During this presentation, author Kevin Mooney, a professor in the School of Music at Texas State University, offered a new perspective on Louise Tobin and her impact on jazz music.
To learn more, visit our Texas Jazz Singer event page.
Architects of Sound: Women of El Paso Punk | Tara Martin López
Tuesday, March 7, 2023 | 2:00 PM | Brazos Hall Lobby
Dr. Tara Martin López led a riveting discussion about how women in El Paso, Texas led and sustained the city's punk music scene during the borderlands movement in West Texas. From the late 1970s through the early 1990s, El Paso provided unique opportunities for fierce sonic expression and innovation, especially for the Chicanas who dominated the city's musical culture. These women, who are often unheralded in public memory, actively challenged the nativist politics and economic shifts of the decade through their music.
To learn more and watch the recording of the event, visit our Architects of Sound event page.
2022 News and Events
Texas Black Rock Maverick | Bevis M. Griffin
Tuesday, November 29, 2022 | 5:00 PM | Taylor Murphy Hall 201
Musician Bevis M. Griffin was joined in conversation with journalist Kahron Spearman about his career in Texas Music. From Los Angeles by way of Wichita Falls, Griffin entered the Austin music scene in the 1970s as a charismatic frontman during the glam rock era that preceded punk.
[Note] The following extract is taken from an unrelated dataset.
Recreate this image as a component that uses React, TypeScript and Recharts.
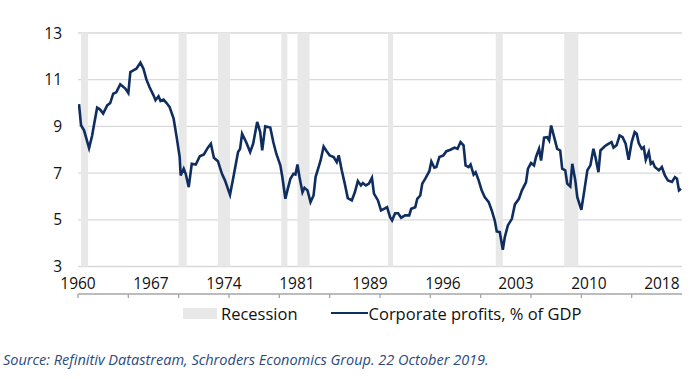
import React from "react"
import { LineChart, Line, XAxis, YAxis, CartesianGrid, ReferenceArea } from "recharts"

// quarterly-ish readings of corporate profits as % of GDP
const years = [
  1960.1, 1960.3, 1960.6, 1961.1, 1961.4, 1961.6, 1961.9, 1962.2, 1962.5, 1962.9,
  1963.2, 1963.5, 1963.8, 1964.2, 1964.7, 1965.0, 1965.2, 1965.5, 1965.8, 1966.2,
  1966.5, 1966.8, 1967.1, 1967.5, 1967.7, 1968.0, 1968.2, 1968.5, 1968.8, 1969.1,
  1969.5, 1969.8, 1970.1, 1970.2, 1970.5, 1970.7, 1971.0, 1971.3, 1971.7, 1972.1,
  1972.5, 1972.9, 1973.2, 1973.5, 1973.9, 1974.3, 1974.6, 1975.1, 1975.5, 1975.9,
  1976.1, 1976.3, 1976.7, 1977.1, 1977.4, 1977.8, 1978.1, 1978.3, 1978.6, 1979.1,
  1979.4, 1979.7, 1980.1, 1980.3, 1980.6, 1980.8, 1981.1, 1981.4, 1981.6, 1981.8,
  1982.0, 1982.3, 1982.5, 1982.8, 1983.1, 1983.4, 1983.6, 1983.9, 1984.1, 1984.4,
  1984.7, 1985.0, 1985.4, 1985.7, 1985.9, 1986.2, 1986.5, 1986.8, 1987.2, 1987.5,
  1987.8, 1988.1, 1988.3, 1988.6, 1988.9, 1989.2, 1989.4, 1989.8, 1990.1, 1990.4,
  1990.7, 1991.0, 1991.2, 1991.5, 1991.8, 1992.1, 1992.5, 1992.9, 1993.1, 1993.5,
  1993.7, 1994.0, 1994.2, 1994.5, 1994.9, 1995.1, 1995.4, 1995.6, 1995.9, 1996.3,
  1996.6, 1997.0, 1997.4, 1997.7, 1998.0, 1998.3, 1998.5, 1998.8, 1999.0, 1999.3,
  1999.5, 1999.8, 2000.1, 2000.4, 2000.8, 2001.1, 2001.4, 2001.6, 2001.9, 2002.2,
  2002.4, 2002.7, 2003.1, 2003.4, 2003.8, 2004.1, 2004.5, 2004.7, 2005.0, 2005.3,
  2005.5, 2005.8, 2006.0, 2006.3, 2006.6, 2006.8, 2007.0, 2007.3, 2007.6, 2007.9,
  2008.1, 2008.4, 2008.6, 2008.9, 2009.1, 2009.4, 2009.6, 2010.0, 2010.3, 2010.6,
  2010.9, 2011.2, 2011.4, 2011.7, 2011.9, 2012.3, 2012.6, 2013.0, 2013.2, 2013.5,
  2013.8, 2014.1, 2014.4, 2014.7, 2015.0, 2015.3, 2015.5, 2015.7, 2016.0, 2016.2,
  2016.4, 2016.7, 2016.9, 2017.1, 2017.3, 2017.7, 2018.0, 2018.3, 2018.6, 2019.0,
  2019.3, 2019.5, 2019.7, 2019.9,
]

const profits = [
  9.95, 9.05, 8.83, 8.07, 8.6, 9.09, 9.8, 9.72, 9.55, 9.9,
  10.0, 10.4, 10.46, 10.8, 10.62, 10.43, 11.33, 11.4, 11.47, 11.73,
  11.47, 11.0, 10.69, 10.33, 10.12, 10.29, 10.09, 10.15, 10.0, 9.83,
  9.33, 8.54, 7.69, 6.9, 7.19, 6.97, 6.4, 7.4, 7.37, 7.72,
  7.8, 8.09, 8.26, 7.66, 7.51, 6.97, 6.69, 6.07, 6.97, 7.9,
  8.04, 8.69, 8.33, 7.9, 8.26, 9.19, 8.76, 7.97, 9.0, 8.95,
  8.33, 7.83, 7.33, 6.83, 5.9, 6.26, 6.76, 6.97, 6.94, 7.37,
  6.83, 6.18, 6.37, 6.26, 5.76, 6.04, 6.83, 7.26, 7.54, 8.14,
  7.94, 7.76, 7.69, 7.47, 7.76, 7.12, 6.55, 5.93, 5.83, 6.18,
  6.66, 6.47, 6.57, 6.47, 6.55, 6.8, 6.12, 5.83, 5.4, 5.47,
  5.54, 5.11, 4.97, 5.28, 5.28, 5.09, 5.19, 5.19, 5.47, 5.54,
  5.9, 6.04, 6.55, 6.76, 7.08, 7.5, 7.23, 7.26, 7.69, 7.76,
  7.94, 8.0, 8.09, 8.04, 8.33, 8.19, 7.33, 7.26, 7.37, 6.94,
  7.04, 6.69, 6.26, 5.97, 5.76, 5.4, 4.97, 4.5, 4.47, 3.72,
  4.26, 4.76, 5.04, 5.66, 5.9, 6.26, 6.6, 7.19, 7.43, 7.33,
  7.69, 8.04, 7.54, 8.52, 8.54, 8.4, 9.04, 8.54, 8.04, 7.97,
  7.19, 7.12, 6.55, 6.43, 7.4, 6.69, 5.97, 5.43, 6.26, 7.12,
  7.33, 8.04, 7.69, 7.04, 7.97, 8.14, 8.23, 8.33, 8.09, 8.19,
  8.61, 8.54, 8.26, 7.57, 8.33, 8.76, 8.69, 8.29, 8.04, 8.11,
  7.57, 7.9, 7.4, 7.47, 7.26, 7.12, 7.26, 6.9, 6.69, 6.62,
  6.83, 6.76, 6.26, 6.33,
]

const recessionStarts = [1960.3, 1970.0, 1973.9, 1980.2, 1981.8, 1990.8, 2001.5, 2008.3]
const recessionEnds = [1961.0, 1970.8, 1975.1, 1980.8, 1983.0, 1991.3, 2002.2, 2009.7]

const yTicks = [3, 5, 7, 9, 11, 13]
const minorTicks = [1960, 1965, 1970, 1975, 1980, 1985, 1990, 1995, 2000, 2005, 2010, 2015]
// labels sit every 29 quarters on the original category axis
const labelTicks = [1960, 1967.25, 1974.5, 1981.75, 1989, 1996.25, 2003.5, 2010.75, 2018]
const labelText = ["1960", "1967", "1974", "1981", "1989", "1996", "2003", "2010", "2018"]

const data = years.map((y, i) => ({ year: y, profits: profits[i] }))

const LINE = "#0f2d5e"
const FONT = "'Open Sans', sans-serif"

export default function App() {
  return (
    <div style={{ position: "absolute", left: 0, top: 0, width: 695, height: 379, background: "#fff", fontFamily: FONT }}>
      <LineChart width={695} height={300} data={data} margin={{ top: 33, right: 13, left: 0, bottom: 0 }}>
        <CartesianGrid vertical={false} stroke="#d9d9d9" strokeWidth={1.3} />
        {recessionStarts.map((s, i) => (
          <ReferenceArea
            key={s}
            xAxisId="ticks"
            x1={s}
            x2={recessionEnds[i]}
            y1={3}
            y2={13}
            fill="#e8e8e8"
            fillOpacity={1}
            stroke="none"
          />
        ))}
        <XAxis
          xAxisId="ticks"
          dataKey="year"
          type="number"
          domain={[1960, 2020]}
          ticks={minorTicks}
          tickFormatter={() => ""}
          height={6}
          tickSize={4}
          stroke="#a6a6a6"
          strokeWidth={1.3}
          allowDataOverflow
        />
        <XAxis
          xAxisId="labels"
          dataKey="year"
          type="number"
          domain={[1960, 2020]}
          ticks={labelTicks}
          tickFormatter={(v) => labelText[labelTicks.indexOf(v)] ?? ""}
          interval={0}
          height={27.5}
          axisLine={false}
          tickLine={false}
          tickMargin={5}
          tick={{ fontSize: 15.5, fill: "#111", fontFamily: FONT }}
          allowDataOverflow
        />
        <YAxis
          domain={[3, 13]}
          ticks={yTicks}
          width={78}
          axisLine={false}
          tickLine={false}
          tickMargin={10}
          tick={{ fontSize: 15.5, fill: "#111", fontFamily: FONT }}
        />
        <Line
          xAxisId="ticks"
          dataKey="profits"
          stroke={LINE}
          strokeWidth={2.6}
          dot={false}
          type="linear"
          isAnimationActive={false}
        />
      </LineChart>
      <div style={{ position: "absolute", top: 302, left: 183, height: 22, display: "flex", alignItems: "center", fontSize: 16.5, color: "#111" }}>
        <span style={{ display: "inline-block", width: 34, height: 11, background: "#e8e8e8", marginRight: 4 }} />
        <span>Recession</span>
        <span style={{ display: "inline-block", width: 37, height: 2.5, background: LINE, marginLeft: 33, marginRight: 1 }} />
        <span>Corporate profits, % of GDP</span>
      </div>
      <div style={{ position: "absolute", top: 350, left: 3, fontSize: 14.5, fontStyle: "italic", color: "#2a4a7f" }}>
        Source: Refinitiv Datastream, Schroders Economics Group. 22 October 2019.
      </div>
    </div>
  )
}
With his band Banzai Kik, Griffin then took the New York scene of the 80s by storm, both musically and as an advocate in the Black Rock Coalition alongside members of Living Colour and writer Greg Tate. He then returned to Austin, where he has remained a fixture of the music and creative scenes. Conversant Kahron Spearman is a chronicler of the East Austin scene whose work has appeared in the Austin Chronicle and Texas Highways. He is also the host of Discovery with Kahron Spearman on KAZI.
Preserving East Austin's Blues and Jazz History | Harold McMillan
Tuesday, November 15, 2022 | 5:00 PM | Taylor Murphy Hall 101
Musician, advocate, and archivist Harold McMillan discussed his decades-long work in preserving the blues and jazz history of East Austin. Through DiverseArts, the East Austin Creative Coalition, and the venue Kenny Dorham's Backyard, McMillan engages in what he calls "active cultural preservation"—celebrating traditional African American expressive culture by strategically developing programmatic and organizational structures intent on keeping these forms alive in contemporary practice.
For questions or more information contact Dr. Jason Mellard.
Putting Freddy Fender in the Country Music Hall of Fame | Veronique Medrano
Thursday, November 3, 2022 | 3:30 PM | Brazos Hall Lobby
Recording artist and archivist Veronique Medrano spoke on her campaign to get Freddy Fender in the Country Music Hall of Fame. Fender, born Baldemar Huerta in San Benito, Texas, was among the first Tejano artists to reach the top of the country charts in the 1970s. Medrano's campaign is about much more than just getting him his due, however, as it also promotes an overdue conversation on the long and significant Mexican-American presence in and influence on the genre of country music.
Oral Histories, Community Storytelling, and the Legacy of DJ Screw | Lance Scott Walker and DaLyah Jones
Thursday, October 6, 2022 | 3:30 PM | Flowers Hall 341
Writers Lance Scott Walker and DaLyah Jones joined in conversation about amplifying voices of local history in Houston and East Texas, including Walker's new biography of DJ Screw.
Voice Lessons | Alice Embree
Monday, March 28, 2022 | 6:30 PM | Taylor Murphy Hall 101
Alice Embree, a lifelong activist and leading Texan in the student, antiwar, and feminist movements of the 60s and 70s, discussed her new memoir, Voice Lessons.